= Anti-Malware Testing Standards Organization =

Cybersecurity organisation

Anti-Malware Testing Standards Organization (AMTSO) is an international non-profit organization set up in 2008 to address a perceived need for improvement in the quality, relevance and objectivity of anti-malware testing methodologies.

== Stated objectives ==
According to the AMTSO web site, the organization's charter lists the following objectives:
- Providing a forum for discussions related to the testing of anti-malware and related products.
- Developing and publicizing objective standards and best practices for testing of anti-malware and related products.
- Promoting education and awareness of issues related to the testing of anti-malware and related products.
- Providing tools and resources to aid standards-based testing methodologies.

== Organization ==
Until 2012 AMTSO was administered by an elected and unpaid Board of Directors, with strategic and other input from an Advisory Board, and six committees to handle specific operations such as membership, fees, PR and so on. Subsequently, a major infrastructural change took place, introducing an executive team with a CEO, CTO, CFO and VPs of Marketing and Strategy in addition to the already existing Board.

== Board of Directors ==
As of 2023 the Board of Directors constitutes 50% vendor, 50% tester membership and comprises the following:

- Co-Chair: Luis Corrons (Vendor: Gen)
- Co-Chair: Simon Edwards (Tester: SE Labs)
- David Ellis (Tester: SecureIQLab)
- Vladislav Iliushin (Vendor: ELLIO Technology)
- Jesse Song (Tester: SKD Labs)
- Alexander Vukcevic (Vendor: Gen)
- Jeffrey Wu (Tester: Testing Ground Labs)
- Glaucia Young (Vendor: Microsoft)

== Membership ==
Source:

While it grew out of discussions between security vendors and security product testing organizations, membership of AMTSO is also open to academics, reviewers, publications, and does include some individual members. However, the high cost of full membership generally discourages individual members and small organizations from joining, and in early 2011, the organization offered a much cheaper subscription rate that didn't, however, offer full voting rights. AMTSO currently offers a two-tier membership model: entity members get full benefits of membership, while individual members get the same benefits apart from the right to vote.

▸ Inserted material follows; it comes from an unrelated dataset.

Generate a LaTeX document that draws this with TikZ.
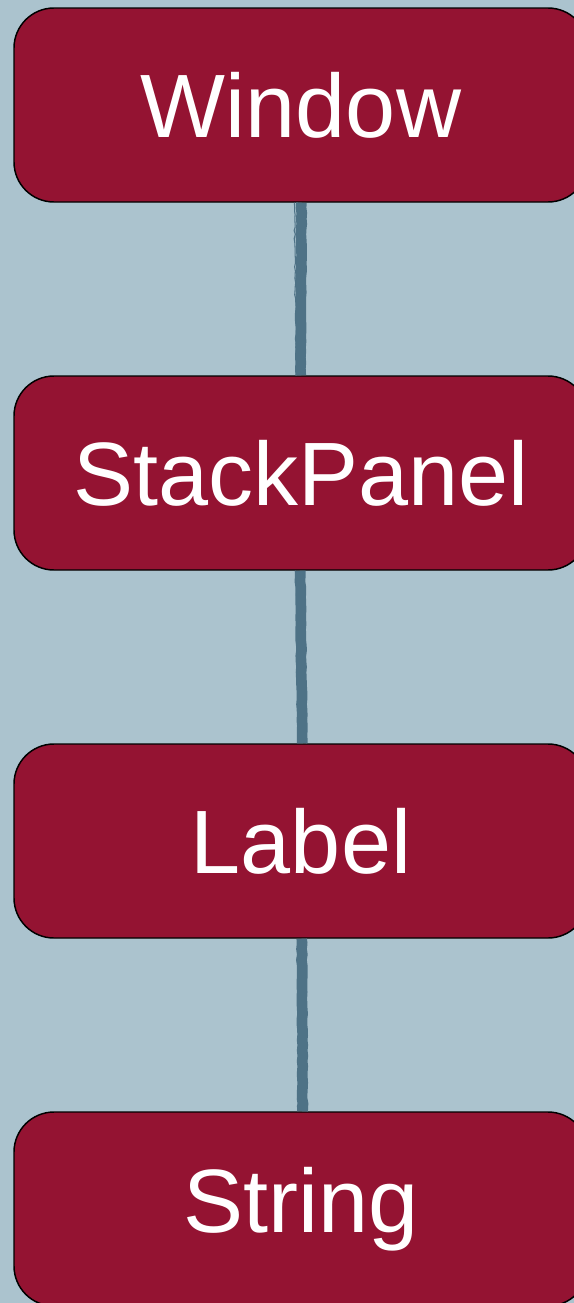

Security tester members have included:

- AV-Comparatives*
- AV-Test*
- Dennis Technology Labs (no longer operating)
- ICSA Labs* (no longer operating)
- MRG Effitas
- NSS Labs (no longer operating)
- SDK Labs*
- SE Labs*
- SecureIQLab
- Testing Ground Labs
- Virus Bulletin*
- West Coast Labs* (no longer operating)

- Each of these labs is accepted by Microsoft as an "industry standard organization" for the purposes of independent certification.

=== Membership controversy ===
Some members of the wider security community and even testers have raised issue with the organization's membership, which includes a preponderance of security vendors. This has led to some tester members leaving and then sometimes rejoining the organization.

Tester member NSS Labs sued AMTSO, as well as CrowdStrike, ESET and Symantec, in an anti-trust case that was later dismissed. Shortly thereafter NSS Labs ceased operation.

== Work ==
The organization has created some potentially useful resources for testers, including a page that flags relevant papers and other resources outside AMTSO, and a repository of guidelines documents for the benefit of aspiring testers on a wide range of topics. Another popular freely available resource is the Security Features Check, which attempts to download a faux malicious file to a desktop or Android device. This is a simple test to ensure that basic anti-malware standards are implemented on the test device.

It also organizes workshops three times a year: discussion and generation of guidelines documents are a major by-product of these sessions.